§ **Requirement**
Starting at the first line of the listing below, repeat each line up to and including the one containing "dashed_radius = 601". Leave out pictures.

§ **Dataset content**
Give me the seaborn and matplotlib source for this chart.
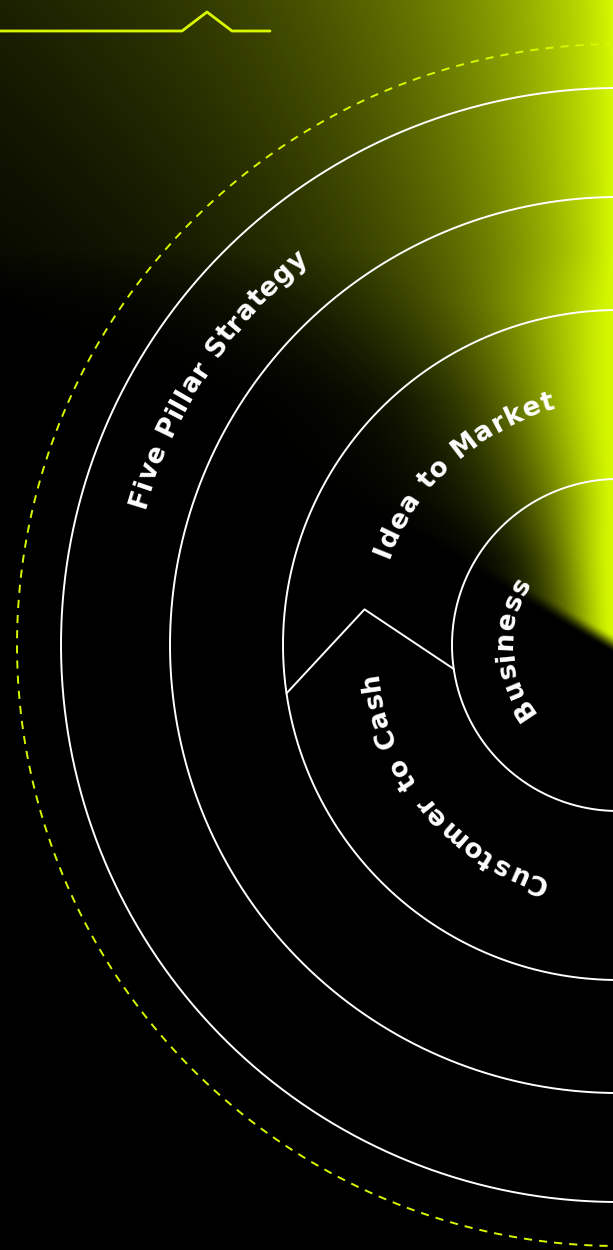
import numpy as np
import pandas as pd
import seaborn as sns
import matplotlib.pyplot as plt
from matplotlib.font_manager import FontProperties, findfont, get_font

sns.set_theme(style="white")
plt.rcParams["font.family"] = ["DejaVu Sans"]

# --- data -------------------------------------------------------------
center = (618, 645)
ring_radii = [166, 335, 448, 557]
dashed_radius = 601

labels = ["Business", "Idea to Market", "Customer to Cash", "Five Pillar Strategy"]
label_radius = [113, 252, 250, 500]
label_start = [213.6, 158.3, 251.1, 162.9]   # angle of first letter (deg)
label_end = [148.9, 106.1, 188.4, 129.9]     # angle of last letter (deg)

# chevron that splits "Idea to Market" from "Customer to Cash"
sep_angle = [188.3, 172.0, 188.3]
sep_radius = [335, 256, 166]

# little zigzag in the top left corner
deco_x = [0, 182, 207, 232, 270]
deco_y = [31, 31, 12, 31, 31]

W, H = 613, 1250
lime = np.array([0.84, 0.98, 0.0])

fig = plt.figure(figsize=(6.13, 12.5), dpi=100)
ax = fig.add_axes([0, 0, 1, 1])
ax.set_facecolor("black")

# --- glow background (fades in from the right edge) -----------------------
yy, xx = np.mgrid[0:H, 0:W] + 0.5
half = np.interp(yy, [0, 250, 300, 400, 500, 560, 640], [183, 128, 123, 93, 63, 51, 40])
shape = np.interp(yy, [0, 250, 300, 400, 500, 560, 640], [0.9, 0.96, 1.2, 1.45, 1.35, 1.6, 1.6])
glow = np.exp(-0.69 * ((W - xx) / half) ** shape)
edge = 613 + (xx - 560) * 0.566
cut = np.clip((edge - yy) / 20 + 0.5, 0, 1)
glow = glow * cut * cut * (3 - 2 * cut)
ax.imshow(glow[..., None] * lime, extent=(0, W, H, 0), zorder=0, interpolation="bilinear")

# --- rings ----------------------------------------------------------------
phi = np.linspace(0, 2 * np.pi, 1440)
for r in ring_radii:
    ring = pd.DataFrame({"x": center[0] + r * np.cos(phi), "y": center[1] - r * np.sin(phi)})
    sns.lineplot(data=ring, x="x", y="y", sort=False, estimator=None,
                 color="white", lw=1.4, ax=ax, zorder=3)

dashed = pd.DataFrame({"x": center[0] + dashed_radius * np.cos(phi),
                       "y": center[1] - dashed_radius * np.sin(phi)})
sns.lineplot(data=dashed, x="x", y="y", sort=False, estimator=None, color="#d8f700",
             lw=1.4, linestyle=(0, (4.2, 3.6)), ax=ax, zorder=3)

sep = pd.DataFrame({"x": [center[0] + r * np.cos(np.radians(a)) for a, r in zip(sep_angle, sep_radius)],
                    "y": [center[1] - r * np.sin(np.radians(a)) for a, r in zip(sep_angle, sep_radius)]})
sns.lineplot(data=sep, x="x", y="y", sort=False, estimator=None, color="white", lw=1.4, ax=ax, zorder=3)

deco = pd.DataFrame({"x": deco_x, "y": deco_y})
sns.lineplot(data=deco, x="x", y="y", sort=False, estimator=None, color="#d8f700", lw=2.0, ax=ax, zorder=3)

# --- curved labels --------------------------------------------------------
fs = 19
fs_px = fs * 100 / 72
fp = FontProperties(family="DejaVu Sans", weight="bold", size=fs)
font = get_font(findfont(fp))
font.set_size(fs, 100)

for text, r, a0, a1 in zip(labels, label_radius, label_start, label_end):
    adv = [font.load_char(ord(c)).linearHoriAdvance / 65536 for c in text]
    th0, th1 = np.radians(a0), np.radians(a1)
    natural = adv[0] / 2 + sum(adv[1:-1]) + adv[-1] / 2
    sp = (r * (th0 - th1) - natural) / (len(text) - 1)
    pos = 0.0
    rb = r - 0.28 * fs_px
    for i, c in enumerate(text):
        if i > 0:
            pos += adv[i - 1] / 2 + sp + adv[i] / 2
        th = th0 - pos / r
        ax.text(center[0] + rb * np.cos(th), center[1] - rb * np.sin(th), c,
                rotation=np.degrees(th) - 90, rotation_mode="anchor",
                ha="center", va="baseline", fontproperties=fp, color="white", zorder=4)

ax.set_xlim(0, W)
ax.set_ylim(H, 0)
ax.set_aspect("auto")
ax.axis("off")

fig.savefig("out.png", dpi=100, facecolor="black")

§ **Full output**
Give me the seaborn and matplotlib source for this chart.
import numpy as np
import pandas as pd
import seaborn as sns
import matplotlib.pyplot as plt
from matplotlib.font_manager import FontProperties, findfont, get_font

sns.set_theme(style="white")
plt.rcParams["font.family"] = ["DejaVu Sans"]

# --- data -------------------------------------------------------------
center = (618, 645)
ring_radii = [166, 335, 448, 557]
dashed_radius = 601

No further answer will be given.